The Bush administration engaged in torture of detainees, using various methods including the use of “waterboarding,” a procedure by which a prisoner is made to believe that she is about to be drowned. The administration refused to call these by their proper name. Instead they employed the obscurantist bureaucratic term “enhanced interrogation techniques.” But, what would Americans think if an adversary used similar torture techniques or procedures on captured US personnel? Would there be any doubt that these would instantly be labeled as torture and treated as criminal acts accompanied with strong demands to bring those responsible to account for their actions. Alas, wars generate hypocrisy and those who wage them seek to obscure their role in the brutalities they unleash.
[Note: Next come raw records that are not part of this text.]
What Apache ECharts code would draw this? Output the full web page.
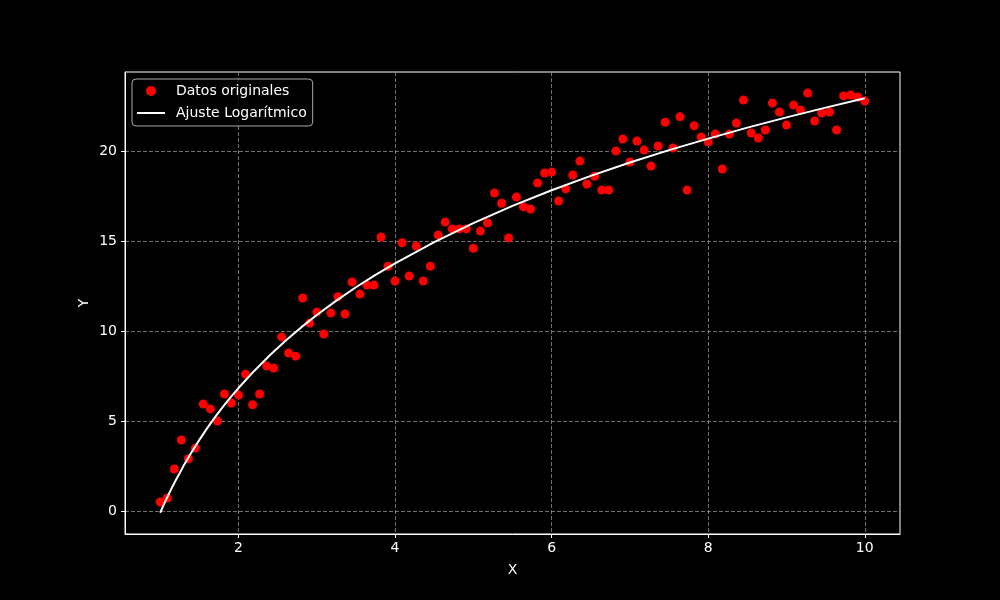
<!DOCTYPE html>
<html>
<head>
<meta charset="utf-8">
<script src="https://cdn.jsdelivr.net/npm/echarts@6/dist/echarts.min.js"></script>
<style>
html,body{margin:0;padding:0;background:#000;}
#c{width:1000px;height:600px;}
</style>
</head>
<body>
<div id="c"></div>
<script>
const xValues = [1.00,1.09,1.18,1.27,1.36,1.45,1.55,1.64,1.73,1.82,1.91,2.00,2.09,2.18,2.27,2.36,2.45,2.55,2.64,2.73,2.82,2.91,3.00,3.09,3.18,3.27,3.36,3.45,3.55,3.64,3.73,3.82,3.91,4.00,4.09,4.18,4.27,4.36,4.45,4.55,4.64,4.73,4.82,4.91,5.00,5.09,5.18,5.27,5.36,5.45,5.55,5.64,5.73,5.82,5.91,6.00,6.09,6.18,6.27,6.36,6.45,6.55,6.64,6.73,6.82,6.91,7.00,7.09,7.18,7.27,7.36,7.45,7.55,7.64,7.73,7.82,7.91,8.00,8.09,8.18,8.27,8.36,8.45,8.55,8.64,8.73,8.82,8.91,9.00,9.09,9.18,9.27,9.36,9.45,9.55,9.64,9.73,9.82,9.91,10.00];
const yValues = [0.5,0.72,2.33,3.94,2.9,3.5,5.94,5.67,5.0,6.5,6.0,6.44,7.6,5.9,6.5,8.05,7.94,9.67,8.78,8.6,11.83,10.44,11.05,9.83,11.0,11.9,10.94,12.72,12.05,12.55,12.55,15.22,13.6,12.78,14.9,13.05,14.72,12.78,13.6,15.33,16.05,15.67,15.67,15.67,14.6,15.55,16.0,17.67,17.1,15.17,17.44,16.9,16.78,18.22,18.78,18.83,17.22,17.9,18.67,19.44,18.17,18.6,17.83,17.83,20.0,20.67,19.39,20.55,20.05,19.17,20.28,21.6,20.17,21.9,17.83,21.4,20.78,20.5,20.94,19.0,20.94,21.55,22.83,21.0,20.72,21.17,22.67,22.17,21.44,22.55,22.28,23.22,21.67,22.11,22.17,21.17,23.06,23.11,23.0,22.78];
const fitX = [1.00,1.05,1.10,1.15,1.20,1.30,1.40,1.50,1.60,1.70,1.80,1.90,2.00,2.20,2.40,2.60,2.80,3.00,3.25,3.50,3.75,4.00,4.50,5.00,5.50,6.00,6.50,7.00,7.50,8.00,8.50,9.00,9.50,10.00];
const fitY = [-0.10,0.39,0.85,1.30,1.72,2.52,3.26,3.95,4.60,5.21,5.78,6.32,6.83,7.78,8.65,9.46,10.20,10.89,11.69,12.43,13.12,13.76,14.94,15.99,16.95,17.82,18.62,19.36,20.05,20.69,21.30,21.87,22.41,22.93];
const xTicks = [2,4,6,8,10];
const yTicks = [0,5,10,15,20];
const seriesNames = ['Datos originales','Ajuste Logarítmico'];

const font = 'DejaVu Sans';
const chart = echarts.init(document.getElementById('c'), null, {renderer:'canvas'});
const gridLine = {show:true, lineStyle:{color:'#8c8c8c', width:0.8, type:[4,2]}};
chart.setOption({
  backgroundColor:'#000',
  animation:false,
  textStyle:{fontFamily:font},
  grid:{left:125, right:100, top:72, bottom:66, show:true, borderColor:'#fff', borderWidth:1, backgroundColor:'#000'},
  legend:{
    left:132, top:79, orient:'vertical',
    padding:[5,6,6,5], itemGap:8, itemWidth:28, itemHeight:10,
    backgroundColor:'rgba(0,0,0,0.8)', borderColor:'#aaa', borderWidth:1, borderRadius:4,
    textStyle:{color:'#fff', fontSize:14, fontFamily:font, padding:[0,0,0,6]},
    data:[{name:seriesNames[0], icon:'circle'},
          {name:seriesNames[1], icon:'path://M0,0L0.01,0M0,4L28,4L28,6L0,6ZM0,10L0.01,10', itemStyle:{color:'#fff'}}]
  },
  xAxis:{
    type:'value', min:0.55, max:10.45,
    name:'X', nameLocation:'middle', nameGap:29, nameMoveOverlap:false,
    nameTextStyle:{color:'#fff', fontSize:14, fontFamily:font},
    axisLine:{show:true, onZero:false, lineStyle:{color:'#fff', width:1}},
    axisTick:{show:true, length:4, customValues:xTicks, lineStyle:{color:'#fff'}},
    axisLabel:{color:'#fff', fontSize:14, margin:7, fontFamily:font, customValues:xTicks},
    splitLine:gridLine
  },
  yAxis:{
    type:'value', min:-1.28, max:24.39,
    name:'Y', nameLocation:'middle', nameGap:34, nameMoveOverlap:false,
    nameTextStyle:{color:'#fff', fontSize:14, fontFamily:font},
    axisLine:{show:true, onZero:false, lineStyle:{color:'#fff', width:1}},
    axisTick:{show:true, length:4, customValues:yTicks, lineStyle:{color:'#fff'}},
    axisLabel:{color:'#fff', fontSize:14, margin:8, fontFamily:font, customValues:yTicks},
    splitLine:gridLine
  },
  series:[
    {name:seriesNames[0], type:'scatter', symbol:'circle', symbolSize:9, z:3,
     itemStyle:{color:'#ff0000', opacity:1},
     data:xValues.map((x,i)=>[x,yValues[i]])},
    {name:seriesNames[1], type:'line', symbol:'none', smooth:false, z:4,
     lineStyle:{color:'#fff', width:2}, itemStyle:{color:'#fff'},
     data:fitX.map((x,i)=>[x,fitY[i]])}
  ]
});
</script>
</body>
</html>
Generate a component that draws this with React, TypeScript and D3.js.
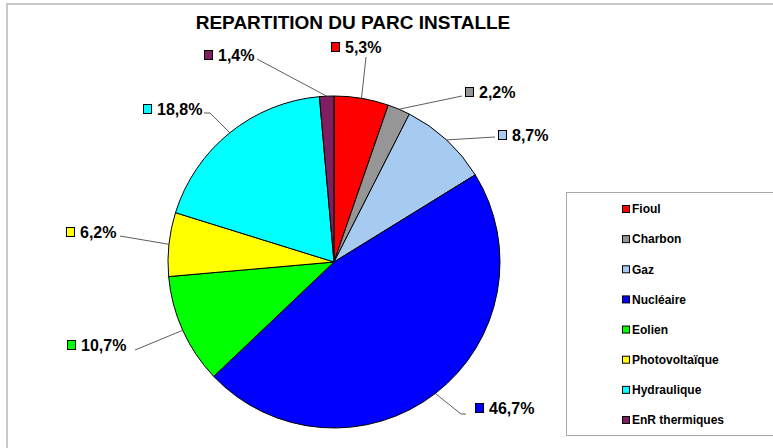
import * as d3 from 'd3';
import React, { useRef, useEffect } from 'react';

const categories = ['Fioul', 'Charbon', 'Gaz', 'Nucléaire', 'Eolien', 'Photovoltaïque', 'Hydraulique', 'EnR thermiques'];
const shares = [5.3, 2.2, 8.7, 46.7, 10.7, 6.2, 18.8, 1.4];
const shareLabels = ['5,3%', '2,2%', '8,7%', '46,7%', '10,7%', '6,2%', '18,8%', '1,4%'];
const colors = ['#ff0000', '#969696', '#a6caf0', '#0000ff', '#00ff00', '#ffff00', '#00ffff', '#7f1f5f'];

// where Excel put each data label: swatch left, label middle, leader start
const labelLayout = [
    { x: 331, y: 47, lx: 366, ly: 57 },
    { x: 465, y: 92, lx: 462, ly: 96 },
    { x: 498, y: 135, lx: 495, ly: 137 },
    { x: 475, y: 408, lx: 466, ly: 414, elbow: true },
    { x: 67, y: 345, lx: 135, ly: 350 },
    { x: 66, y: 232, lx: 120, ly: 236 },
    { x: 143, y: 109, lx: 204, ly: 113, elbow: true },
    { x: 204, y: 55, lx: 257, ly: 59 },
];

const font = 'Liberation Sans, Arial, sans-serif';

function PieChart({ width, height }) {
    const ref = useRef();

    useEffect(() => {
        const svg = d3.select(ref.current);
        svg.selectAll('*').remove();

        const cx = 334, cy = 262, radius = 166;

        // outer chart frame (cut by the window on the right and bottom)
        svg.append('rect')
            .attr('x', 7).attr('y', 4)
            .attr('width', 900).attr('height', 600)
            .style('fill', '#fff')
            .style('stroke', '#c8c8c8')
            .style('stroke-width', 2);

        svg.append('text')
            .attr('x', 353).attr('y', 29)
            .attr('text-anchor', 'middle')
            .style('font-family', font)
            .style('font-weight', 'bold')
            .style('font-size', '19px')
            .text('REPARTITION DU PARC INSTALLE');

        const data = categories.map((c, i) => ({ name: c, value: shares[i], label: shareLabels[i], color: colors[i] }));
        const pie = d3.pie().sort(null).value(d => d.value);
        const arcs = pie(data);
        const arc = d3.arc().innerRadius(0).outerRadius(radius);

        const g = svg.append('g').attr('transform', `translate(${cx},${cy})`);
        g.selectAll('path')
            .data(arcs)
            .enter().append('path')
            .attr('d', arc)
            .style('fill', d => d.data.color)
            .style('stroke', '#000')
            .style('stroke-width', 1);

        // leader lines + labels
        arcs.forEach((a, i) => {
            const lay = labelLayout[i];
            const mid = (a.startAngle + a.endAngle) / 2;
            const ex = cx + radius * Math.sin(mid);
            const ey = cy - radius * Math.cos(mid);
            const pts = [[lay.lx, lay.ly]];
            if (lay.elbow) pts.push([lay.lx + (ex > lay.lx ? 6 : -5), lay.ly]);
            pts.push([ex, ey]);
            svg.append('path')
                .attr('d', d3.line()(pts))
                .style('fill', 'none')
                .style('stroke', '#333')
                .style('stroke-width', 0.8);

            svg.append('rect')
                .attr('x', lay.x + 0.5).attr('y', lay.y - 4.5)
                .attr('width', 8).attr('height', 9)
                .style('fill', a.data.color)
                .style('stroke', '#000')
                .style('stroke-width', 1);
            svg.append('text')
                .attr('x', lay.x + 14).attr('y', lay.y)
                .attr('dy', '0.36em')
                .style('font-family', font)
                .style('font-weight', 'bold')
                .style('font-size', '16px')
                .text(a.data.label);
        });

        // legend
        const legendY = d3.scalePoint().domain(categories).range([209, 420]);
        svg.append('rect')
            .attr('x', 566.5).attr('y', 192.5)
            .attr('width', 300).attr('height', 243)
            .style('fill', '#fff')
            .style('stroke', '#a8a8a8')
            .style('stroke-width', 1);
        const item = svg.selectAll('.legend')
            .data(data)
            .enter().append('g')
            .attr('class', 'legend')
            .attr('transform', d => `translate(622,${legendY(d.name)})`);
        item.append('rect')
            .attr('x', 0.5).attr('y', -3.5)
            .attr('width', 7).attr('height', 7)
            .style('fill', d => d.color)
            .style('stroke', '#000')
            .style('stroke-width', 1);
        item.append('text')
            .attr('x', 10).attr('dy', '0.36em')
            .style('font-family', font)
            .style('font-weight', 'bold')
            .style('font-size', '12px')
            .text(d => d.name);
    }, []);

    return <svg ref={ref} width={width} height={height} style={{ position: 'absolute', left: 0, top: 0 }}></svg>;
}

export default function App() {
    return <PieChart width={773} height={448} />;
}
Today few Americans remember the incident when Bush while visiting Iraq and giving a statement to an Iraqi audience, was called a liar by an Iraqi in the audience who proceeded to throw his shoes at him. Bush quickly ducked. Unfortunately, hundreds of thousands of Iraqis couldn’t duck and get out of the way of thousands of bombs that Bush dropped on them that destroyed their country and took the lives of tens of thousands unnecessarily.
How could any reasonable American approve of what the US has done to Iraq? The Iraqi people had done us no harm and were not responsible for what happened on September 11, 2001. Today, many Americans consider the war on Iraq a distant memory. That is a way of empire: it wages bloody interventions abroad while distracting the public with the latest crisis de jour, guaranteeing impunity for the crimes of empire.
Howard Zinn, the late radical historian, once penned the following words that every American ought to be reminded of: “There is no flag large enough to cover the shame of killing innocent people.”